Cook, assigned to U.S. Central Command, will be part of an opening program that includes presentation of awards and WTSP Channel 10 news anchor Reginald Roundtree as emcee.
Cook was selected as keynote speaker because heritage festival organizers for the first time are presenting a military award, to Dave Braun, a Vietnam veteran who is on several veterans boards.
Cook was chosen to headline the opening ceremony because of her more than 20-year military career that has included overseas duty.
“We wanted someone from the military to be our speaker since this is the first time we’ve presented a military award,” said Sharon Moody, president and event coordinator of Plant City Black Heritage Celebration.
Other honors to presented during the evening include the late Charles H. Williams Sr., Heritage Award; Dr. Bernard Robinson, M.D., Lifetime Achievement Award; Danielle Odden, Community Service Award; Alexander and Verdelle Jones, Humanitarian Award; and Plant City Christian Center, Cornerstone Award.

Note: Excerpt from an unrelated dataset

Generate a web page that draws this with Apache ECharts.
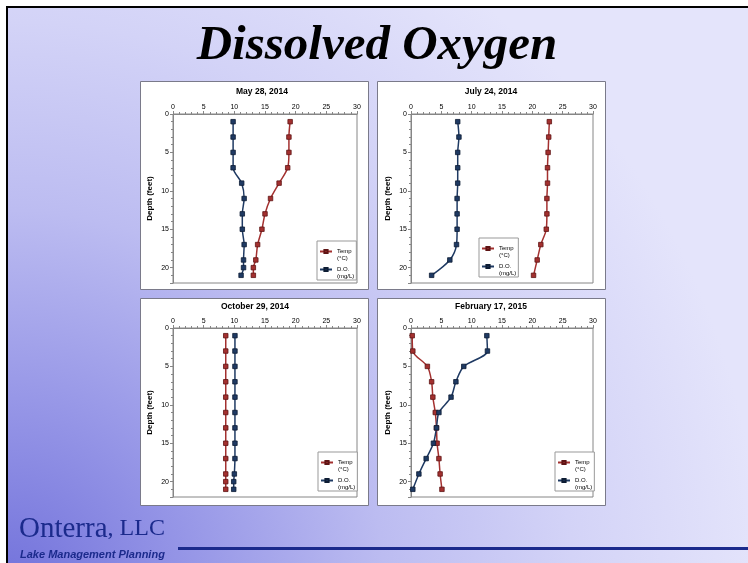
<!DOCTYPE html>
<html><head><meta charset="utf-8">
<script src="https://cdn.jsdelivr.net/npm/echarts@6/dist/echarts.min.js"></script>
<style>html,body{margin:0;padding:0;background:#fff}#c{width:748px;height:563px}</style>
</head><body><div id="c"></div>
<script>
// ---- data ----
const mainTitle = 'Dissolved Oxygen';
const panelTitles = ['May 28, 2014', 'July 24, 2014', 'October 29, 2014', 'February 17, 2015'];
const seriesNames = ['Temp\n(°C)', 'D.O.\n(mg/L)'];
const xMin = 0, xMax = 30, xStep = 5;
const yMin = 0, yMax = 22, yStep = 5;

const depthMay = [1, 3, 5, 7, 9, 11, 13, 15, 17, 19, 20, 21];
const tempMay  = [19.1, 18.9, 18.9, 18.7, 17.3, 15.9, 15.0, 14.5, 13.8, 13.5, 13.1, 13.1];
const doMay    = [9.8, 9.8, 9.8, 9.8, 11.2, 11.6, 11.3, 11.3, 11.6, 11.5, 11.5, 11.1];

const depthJul = [1, 3, 5, 7, 9, 11, 13, 15, 17, 19, 21];
const tempJul  = [22.8, 22.7, 22.6, 22.5, 22.5, 22.4, 22.4, 22.3, 21.4, 20.8, 20.2];
const doJul    = [7.7, 7.9, 7.7, 7.7, 7.7, 7.6, 7.6, 7.6, 7.5, 6.4, 3.4];

const depthOct = [1, 3, 5, 7, 9, 11, 13, 15, 17, 19, 20, 21];
const tempOct  = [8.6, 8.6, 8.6, 8.6, 8.6, 8.6, 8.6, 8.6, 8.6, 8.6, 8.6, 8.6];
const doOct    = [10.1, 10.1, 10.1, 10.1, 10.1, 10.1, 10.1, 10.1, 10.1, 10.0, 9.9, 9.9];

const depthFeb = [1, 3, 5, 7, 9, 11, 13, 15, 17, 19, 21];
const tempFeb  = [0.2, 0.3, 2.7, 3.4, 3.6, 4.0, 4.2, 4.3, 4.6, 4.8, 5.1];
const doFeb    = [12.5, 12.6, 8.7, 7.4, 6.6, 4.6, 4.2, 3.7, 2.5, 1.3, 0.3];

// ---- layout ----
const panels = [
  {box: [140, 81, 228, 208], grid: [173, 114, 184, 169], title: [262, 92], legend: [317, 241], depth: depthMay, temp: tempMay, dox: doMay},
  {box: [377, 81, 228, 208], grid: [411, 114, 182, 169], title: [491, 92], legend: [479, 238], depth: depthJul, temp: tempJul, dox: doJul},
  {box: [140, 298, 228, 207], grid: [173, 328, 184, 169], title: [255, 307], legend: [318, 452], depth: depthOct, temp: tempOct, dox: doOct},
  {box: [377, 298, 228, 207], grid: [411, 328, 182, 169], title: [491, 307], legend: [555, 452], depth: depthFeb, temp: tempFeb, dox: doFeb}
];
const FONT = 'Liberation Sans, Arial, sans-serif';
const RED = '#a3302f', RED_D = '#5e1414';
const BLUE = '#1f3a63', BLUE_D = '#0d1c33';
const AX = '#868686';
const NAVY = '#1b2a8c';

const grids = [], xAxes = [], yAxes = [], series = [], legends = [];
const graphics = [
  {type: 'rect', z: -100, shape: {x: 7, y: 7, width: 760, height: 580},
   style: {fill: {type: 'radial', x: 0, y: 1, r: 1.3, colorStops: [
     {offset: 0, color: '#7272db'}, {offset: 0.25, color: '#9797e7'},
     {offset: 0.5, color: '#bcbcf1'}, {offset: 0.75, color: '#d3d3f7'}, {offset: 1, color: '#e4e4fb'}]}}},
  {type: 'polyline', z: -90, shape: {points: [[7, 600], [7, 7], [800, 7]]}, style: {stroke: '#000', lineWidth: 2, fill: null}},
  {type: 'text', z: 50, style: {text: mainTitle, x: 377, y: 46, align: 'center', verticalAlign: 'middle',
    font: 'italic bold 49px "Liberation Serif", serif', fill: '#000'}},
  {type: 'text', z: 50, style: {text: '{a|Onterra}{b|, LLC}', x: 19, y: 529, verticalAlign: 'middle',
    rich: {a: {font: '29px "Liberation Serif", serif', fill: NAVY}, b: {font: '24px "Liberation Serif", serif', fill: NAVY}}}},
  {type: 'text', z: 50, style: {text: 'Lake Management Planning', x: 20, y: 555, verticalAlign: 'middle',
    font: 'italic bold 11px "Liberation Sans", sans-serif', fill: NAVY}},
  {type: 'rect', z: 50, shape: {x: 178, y: 547, width: 570, height: 3}, style: {fill: NAVY}}
];

panels.forEach((p, i) => {
  graphics.push({type: 'rect', z: -50, shape: {x: p.box[0] + 0.5, y: p.box[1] + 0.5, width: p.box[2], height: p.box[3]},
    style: {fill: '#fff', stroke: '#7a7a8a', lineWidth: 1}});
  graphics.push({type: 'text', z: 50, style: {text: panelTitles[i], x: p.title[0], y: p.title[1], align: 'center', verticalAlign: 'middle',
    font: 'bold 8.5px "Liberation Sans", Arial, sans-serif', fill: '#000'}});
  grids.push({left: p.grid[0], top: p.grid[1], width: p.grid[2], height: p.grid[3], show: true,
    borderColor: AX, borderWidth: 1, backgroundColor: 'transparent'});
  xAxes.push({type: 'value', gridIndex: i, position: 'top', min: xMin, max: xMax, interval: xStep,
    axisLine: {show: true, lineStyle: {color: AX, width: 1}},
    axisTick: {show: true, length: 3, lineStyle: {color: AX}},
    minorTick: {show: true, splitNumber: 5, length: 2, lineStyle: {color: AX}},
    splitLine: {show: false},
    axisLabel: {fontSize: 7, color: '#000', margin: 3, fontFamily: FONT}});
  yAxes.push({type: 'value', gridIndex: i, inverse: true, min: yMin, max: yMax, interval: yStep,
    name: 'Depth (feet)', nameLocation: 'middle', nameGap: 19,
    nameTextStyle: {fontSize: 8, fontWeight: 'bold', color: '#000', fontFamily: FONT},
    axisLine: {show: true, lineStyle: {color: AX, width: 1}},
    axisTick: {show: true, length: 3, lineStyle: {color: AX}},
    minorTick: {show: true, splitNumber: 5, length: 2, lineStyle: {color: AX}},
    splitLine: {show: false},
    axisLabel: {fontSize: 7, color: '#000', margin: 4, fontFamily: FONT, showMaxLabel: false}});
  series.push({name: seriesNames[0], type: 'line', xAxisIndex: i, yAxisIndex: i, smooth: 0.3,
    data: p.depth.map((d, k) => [p.temp[k], d]),
    symbol: 'rect', symbolSize: 4.5,
    lineStyle: {color: RED, width: 1.5},
    itemStyle: {color: RED, borderColor: RED_D, borderWidth: 0.8}});
  series.push({name: seriesNames[1], type: 'line', xAxisIndex: i, yAxisIndex: i, smooth: 0.3,
    data: p.depth.map((d, k) => [p.dox[k], d]),
    symbol: 'rect', symbolSize: 4.5,
    lineStyle: {color: BLUE, width: 1.5},
    itemStyle: {color: BLUE, borderColor: BLUE_D, borderWidth: 0.8}});
  legends.push({data: seriesNames, left: p.legend[0], top: p.legend[1], orient: 'vertical',
    formatter: n => '\n' + n,
    itemWidth: 12, itemHeight: 4, itemGap: -3, padding: [0, 2, 0, 2],
    borderColor: '#999', borderWidth: 1, backgroundColor: '#fff', selectedMode: false,
    textStyle: {fontSize: 6, lineHeight: 7, color: '#000', fontFamily: FONT}});
});

const chart = echarts.init(document.getElementById('c'), null, {renderer: 'canvas'});
chart.setOption({
  animation: false,
  grid: grids, xAxis: xAxes, yAxis: yAxes, series: series, legend: legends,
  graphic: {elements: graphics}
});
</script></body></html>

The banquet at the John R. Trinkle Center on Hillsborough Community College’s Plant City campus starts off a multi-day celebration that includes a parade, entertainment and health fair.
“We expect this to be the best festival we’ve ever had. We’ve learned a lot over the years to make it better,” Moody said.
The festival, part of Black History Month, will have a theme, “A Legacy to Fulfil,” as it seeks to pay tribute to leaders in the community who have died, Moody said.
“They were the ones who led us and now we need to carry on what they started,” Moody said.
The festival’s second day, Feb. 15, includes a 1 p.m. parade with retired teacher Vivian “Vip” Williams serving as grand marshal.
Williams retired from teaching in 1992 after a 33-year career that included service as a physical education teacher at Dunbar Elementary and Tomlin Junior High schools and teacher for students with special learning disabilities at Plant City High.
Williams, who has lived in Plant City nearly 60 years, said she enjoys attending the heritage festival but was shocked when she was asked to be the grand marshal.
“Whoever heard of an 80-year-old parade grand marshal,” she said with a laugh. “They told me all I had to do was ride in a car and look pretty. I told them I could ride in a car all right but I didn’t know about the looking pretty part of it.”
This is the first time she’s ever served in such a place of honor in a parade, she added.
“I wondered ‘what did I do to deserve this?’ I know of so many people who have done a lot more than I have,” she said.
Other festival activities include entertainment, music and more Feb. 15 and 16 at the Dr. Martin Luther King Jr. Recreation Center, 1601 E. Dr. Martin Luther King Jr. Blvd.
The final day of celebration, including entertainment and free food, will be Feb. 22 at Winn-Dixie, also known as Sweetbay Supermarket, 205 W. Alexander St.
For information, call Moody at (813) 453-7134 or go to celebration2.homestead.com.
Schedule of events
6 p.m.: Heritage banquet, John R. Trinkle Center, Hillsborough Community College’s Plant City campus, 1206 N. Park Road; tickets, $30, available through Friday at Greater Plant City Chamber of Commerce, 106 N. Evers St., and Pocket Change Beauty Supply, 1408 E. Baker St. No tickets will be available at the door.
1 p.m.: Heritage parade starts at Lake Street and Dr. Martin Luther King Jr. Boulevard; heads east on the boulevard to Dr. Martin Luther King Jr. Recreation Center
2 to 8 p.m.: Entertainment, vendors and health fair at the recreation center
4 p.m.: American Idol finalist Deandre Scot Brackensick
2 to 8 p.m.: Gospel concert featuring high school choirs, Revealing Truth youth gospel choirs and recording gospel artist Yolanda Ford; vendors, all at the recreation center
11 a.m. to 2 p.m.: Free food, entertainment and police and fire displays at Winn-Dixie (Sweetbay Supermarket), 205 W. Alexander St.